*DATASET EXTRACT:*

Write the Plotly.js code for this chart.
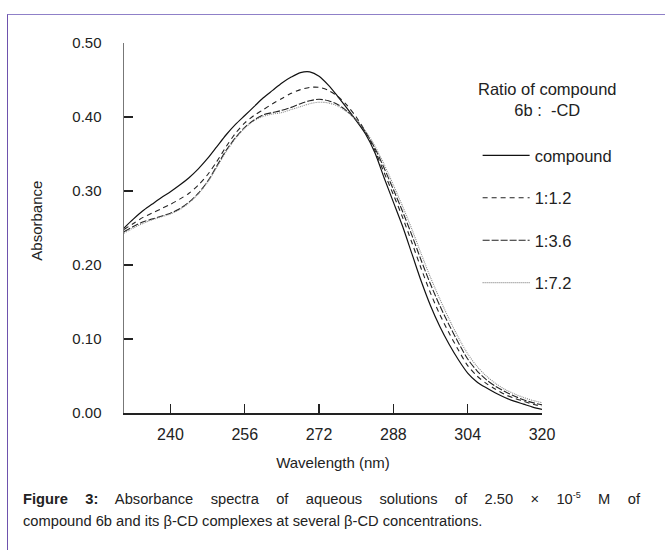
<!DOCTYPE html>
<html>
<head>
<meta charset="utf-8">
<script src="https://cdn.plot.ly/plotly-3.0.1.min.js"></script>
<style>
  html, body { margin:0; padding:0; background:#fff; }
  #wrap { position:relative; width:665px; height:550px; overflow:hidden; font-family:"Liberation Sans", Arial, sans-serif; }
  #frame { position:absolute; left:7px; top:14px; width:700px; height:600px; border-left:1.5px solid #6e52ad; border-top:1.5px solid #8f80c8; }
  #chart { position:absolute; left:0; top:0; width:665px; height:550px; }
  #caption { position:absolute; left:23px; top:484px; width:617px; font-size:14.7px; line-height:22px; color:#222; }
  #caption .l1 { text-align:justify; text-align-last:justify; }
</style>
</head>
<body>
<div id="wrap">
  <div id="frame"></div>
  <div id="chart"></div>
  <div id="caption">
    <div class="l1"><b>Figure 3:</b> Absorbance spectra of aqueous solutions of 2.50 × 10<sup style="font-size:9px;">-5</sup> M of</div>
    <div>compound 6b and its β-CD complexes at several β-CD concentrations.</div>
  </div>
</div>
<script>
// Wavelength (nm)
const wavelength = [230,232,234,236,238,240,242,244,246,248,250,252,254,256,258,260,262,264,266,268,270,272,274,276,278,280,282,284,286,288,290,292,294,296,298,300,302,304,306,308,310,312,314,316,318,320];

// Absorbance series
const compound = [0.250,0.262,0.273,0.282,0.291,0.299,0.308,0.318,0.330,0.344,0.360,0.376,0.390,0.402,0.414,0.426,0.436,0.446,0.454,0.460,0.461,0.455,0.443,0.428,0.412,0.395,0.377,0.352,0.318,0.285,0.252,0.215,0.178,0.145,0.117,0.093,0.072,0.054,0.042,0.034,0.027,0.021,0.016,0.012,0.008,0.005];
const ratio12 = [0.248,0.256,0.264,0.270,0.276,0.282,0.289,0.297,0.308,0.322,0.340,0.360,0.378,0.392,0.402,0.410,0.418,0.425,0.432,0.437,0.440,0.440,0.436,0.428,0.416,0.400,0.380,0.355,0.325,0.295,0.264,0.230,0.195,0.162,0.133,0.108,0.085,0.064,0.050,0.040,0.032,0.025,0.020,0.016,0.012,0.009];
const ratio36 = [0.245,0.252,0.258,0.262,0.266,0.270,0.276,0.285,0.297,0.313,0.334,0.355,0.372,0.386,0.396,0.403,0.406,0.409,0.413,0.418,0.422,0.424,0.422,0.417,0.408,0.396,0.380,0.358,0.331,0.302,0.272,0.240,0.206,0.174,0.145,0.119,0.095,0.073,0.057,0.045,0.036,0.029,0.023,0.018,0.014,0.011];
const ratio72 = [0.243,0.250,0.256,0.261,0.265,0.269,0.275,0.284,0.296,0.312,0.332,0.353,0.371,0.385,0.395,0.401,0.404,0.406,0.410,0.414,0.418,0.420,0.419,0.415,0.407,0.396,0.381,0.361,0.336,0.308,0.279,0.248,0.215,0.183,0.154,0.127,0.102,0.080,0.063,0.050,0.040,0.032,0.026,0.021,0.017,0.014];

const seriesNames = ["compound","1:1.2","1:3.6","1:7.2"];
const xTicks = [240,256,272,288,304,320];
const yTicks = [0,0.1,0.2,0.3,0.4,0.5];
const yTickText = ["0.00","0.10","0.20","0.30","0.40","0.50"];

const FONT = '"Liberation Sans", Arial, sans-serif';
const styles = [
  {color:'#111', width:1.2, dash:'solid'},
  {color:'#222', width:1.1, dash:'5px,4px'},
  {color:'#222', width:1.1, dash:'7px,2px'},
  {color:'#8a8a8a', width:1.1, dash:'1px,1px'}
];
const ys = [compound, ratio12, ratio36, ratio72];
const traces = ys.map((y,i)=>({
  x: wavelength, y: y, type:'scatter', mode:'lines', name: seriesNames[i],
  legendgroup: 'g'+i,
  line: {color: styles[i].color, width: styles[i].width, dash: styles[i].dash, shape:'spline', smoothing:0.8},
  hoverinfo:'skip'
}));

const layout = {
  width:665, height:550,
  margin:{l:124, r:122.5, t:43, b:137},
  paper_bgcolor:'rgba(0,0,0,0)', plot_bgcolor:'rgba(0,0,0,0)',
  font:{family:FONT, color:'#222'},
  showlegend:true,
  legend:{x:0.846, xanchor:'left', y:0.743, yanchor:'top', font:{size:16.5, family:FONT, color:'#222'},
          tracegroupgap:18, itemwidth:47, bgcolor:'rgba(0,0,0,0)'},
  xaxis:{range:[230,320], tickvals:xTicks, ticks:'inside', ticklen:9, tickwidth:1.2, tickcolor:'#222',
         showline:true, linecolor:'#222', linewidth:1.5, showgrid:false, zeroline:false,
         tickfont:{size:16, family:FONT, color:'#222'}, ticklabelstandoff:6,
         title:{text:'Wavelength (nm)', font:{size:15, family:FONT, color:'#222'}, standoff:16}},
  yaxis:{range:[0,0.5], tickvals:yTicks, ticktext:yTickText, ticks:'inside', ticklen:9, tickwidth:1.2, tickcolor:'#222',
         showline:true, linecolor:'#777', linewidth:1.5, showgrid:false, zeroline:false,
         tickfont:{size:15, family:FONT, color:'#222'}, ticklabelstandoff:18},
  annotations:[
    {xref:'paper', yref:'paper', x:1.013, y:0.846, xanchor:'center', yanchor:'middle', showarrow:false,
     text:'Ratio of compound<br>6b :&nbsp;&nbsp;-CD', font:{size:16.5, family:FONT, color:'#222'}},
    {xref:'paper', yref:'paper', x:-0.208, y:0.52, xanchor:'center', yanchor:'middle', showarrow:false,
     textangle:-90, text:'Absorbance', font:{size:15, family:FONT, color:'#222'}}
  ]
};

Plotly.newPlot('chart', traces, layout, {staticPlot:true, displayModeBar:false});
</script>
</body>
</html>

*WRITTEN INSTRUCTION:*
Go through the listing above and quote it exactly, apart from its images.

*FINISHED TASK:*
Write the Plotly.js code for this chart.
<!DOCTYPE html>
<html>
<head>
<meta charset="utf-8">
<script src="https://cdn.plot.ly/plotly-3.0.1.min.js"></script>
<style>
  html, body { margin:0; padding:0; background:#fff; }
  #wrap { position:relative; width:665px; height:550px; overflow:hidden; font-family:"Liberation Sans", Arial, sans-serif; }
  #frame { position:absolute; left:7px; top:14px; width:700px; height:600px; border-left:1.5px solid #6e52ad; border-top:1.5px solid #8f80c8; }
  #chart { position:absolute; left:0; top:0; width:665px; height:550px; }
  #caption { position:absolute; left:23px; top:484px; width:617px; font-size:14.7px; line-height:22px; color:#222; }
  #caption .l1 { text-align:justify; text-align-last:justify; }
</style>
</head>
<body>
<div id="wrap">
  <div id="frame"></div>
  <div id="chart"></div>
  <div id="caption">
    <div class="l1"><b>Figure 3:</b> Absorbance spectra of aqueous solutions of 2.50 × 10<sup style="font-size:9px;">-5</sup> M of</div>
    <div>compound 6b and its β-CD complexes at several β-CD concentrations.</div>
  </div>
</div>
<script>
// Wavelength (nm)
const wavelength = [230,232,234,236,238,240,242,244,246,248,250,252,254,256,258,260,262,264,266,268,270,272,274,276,278,280,282,284,286,288,290,292,294,296,298,300,302,304,306,308,310,312,314,316,318,320];

// Absorbance series
const compound = [0.250,0.262,0.273,0.282,0.291,0.299,0.308,0.318,0.330,0.344,0.360,0.376,0.390,0.402,0.414,0.426,0.436,0.446,0.454,0.460,0.461,0.455,0.443,0.428,0.412,0.395,0.377,0.352,0.318,0.285,0.252,0.215,0.178,0.145,0.117,0.093,0.072,0.054,0.042,0.034,0.027,0.021,0.016,0.012,0.008,0.005];
const ratio12 = [0.248,0.256,0.264,0.270,0.276,0.282,0.289,0.297,0.308,0.322,0.340,0.360,0.378,0.392,0.402,0.410,0.418,0.425,0.432,0.437,0.440,0.440,0.436,0.428,0.416,0.400,0.380,0.355,0.325,0.295,0.264,0.230,0.195,0.162,0.133,0.108,0.085,0.064,0.050,0.040,0.032,0.025,0.020,0.016,0.012,0.009];
const ratio36 = [0.245,0.252,0.258,0.262,0.266,0.270,0.276,0.285,0.297,0.313,0.334,0.355,0.372,0.386,0.396,0.403,0.406,0.409,0.413,0.418,0.422,0.424,0.422,0.417,0.408,0.396,0.380,0.358,0.331,0.302,0.272,0.240,0.206,0.174,0.145,0.119,0.095,0.073,0.057,0.045,0.036,0.029,0.023,0.018,0.014,0.011];
const ratio72 = [0.243,0.250,0.256,0.261,0.265,0.269,0.275,0.284,0.296,0.312,0.332,0.353,0.371,0.385,0.395,0.401,0.404,0.406,0.410,0.414,0.418,0.420,0.419,0.415,0.407,0.396,0.381,0.361,0.336,0.308,0.279,0.248,0.215,0.183,0.154,0.127,0.102,0.080,0.063,0.050,0.040,0.032,0.026,0.021,0.017,0.014];

const seriesNames = ["compound","1:1.2","1:3.6","1:7.2"];
const xTicks = [240,256,272,288,304,320];
const yTicks = [0,0.1,0.2,0.3,0.4,0.5];
const yTickText = ["0.00","0.10","0.20","0.30","0.40","0.50"];

const FONT = '"Liberation Sans", Arial, sans-serif';
const styles = [
  {color:'#111', width:1.2, dash:'solid'},
  {color:'#222', width:1.1, dash:'5px,4px'},
  {color:'#222', width:1.1, dash:'7px,2px'},
  {color:'#8a8a8a', width:1.1, dash:'1px,1px'}
];
const ys = [compound, ratio12, ratio36, ratio72];
const traces = ys.map((y,i)=>({
  x: wavelength, y: y, type:'scatter', mode:'lines', name: seriesNames[i],
  legendgroup: 'g'+i,
  line: {color: styles[i].color, width: styles[i].width, dash: styles[i].dash, shape:'spline', smoothing:0.8},
  hoverinfo:'skip'
}));

const layout = {
  width:665, height:550,
  margin:{l:124, r:122.5, t:43, b:137},
  paper_bgcolor:'rgba(0,0,0,0)', plot_bgcolor:'rgba(0,0,0,0)',
  font:{family:FONT, color:'#222'},
  showlegend:true,
  legend:{x:0.846, xanchor:'left', y:0.743, yanchor:'top', font:{size:16.5, family:FONT, color:'#222'},
          tracegroupgap:18, itemwidth:47, bgcolor:'rgba(0,0,0,0)'},
  xaxis:{range:[230,320], tickvals:xTicks, ticks:'inside', ticklen:9, tickwidth:1.2, tickcolor:'#222',
         showline:true, linecolor:'#222', linewidth:1.5, showgrid:false, zeroline:false,
         tickfont:{size:16, family:FONT, color:'#222'}, ticklabelstandoff:6,
         title:{text:'Wavelength (nm)', font:{size:15, family:FONT, color:'#222'}, standoff:16}},
  yaxis:{range:[0,0.5], tickvals:yTicks, ticktext:yTickText, ticks:'inside', ticklen:9, tickwidth:1.2, tickcolor:'#222',
         showline:true, linecolor:'#777', linewidth:1.5, showgrid:false, zeroline:false,
         tickfont:{size:15, family:FONT, color:'#222'}, ticklabelstandoff:18},
  annotations:[
    {xref:'paper', yref:'paper', x:1.013, y:0.846, xanchor:'center', yanchor:'middle', showarrow:false,
     text:'Ratio of compound<br>6b :&nbsp;&nbsp;-CD', font:{size:16.5, family:FONT, color:'#222'}},
    {xref:'paper', yref:'paper', x:-0.208, y:0.52, xanchor:'center', yanchor:'middle', showarrow:false,
     textangle:-90, text:'Absorbance', font:{size:15, family:FONT, color:'#222'}}
  ]
};

Plotly.newPlot('chart', traces, layout, {staticPlot:true, displayModeBar:false});
</script>
</body>
</html>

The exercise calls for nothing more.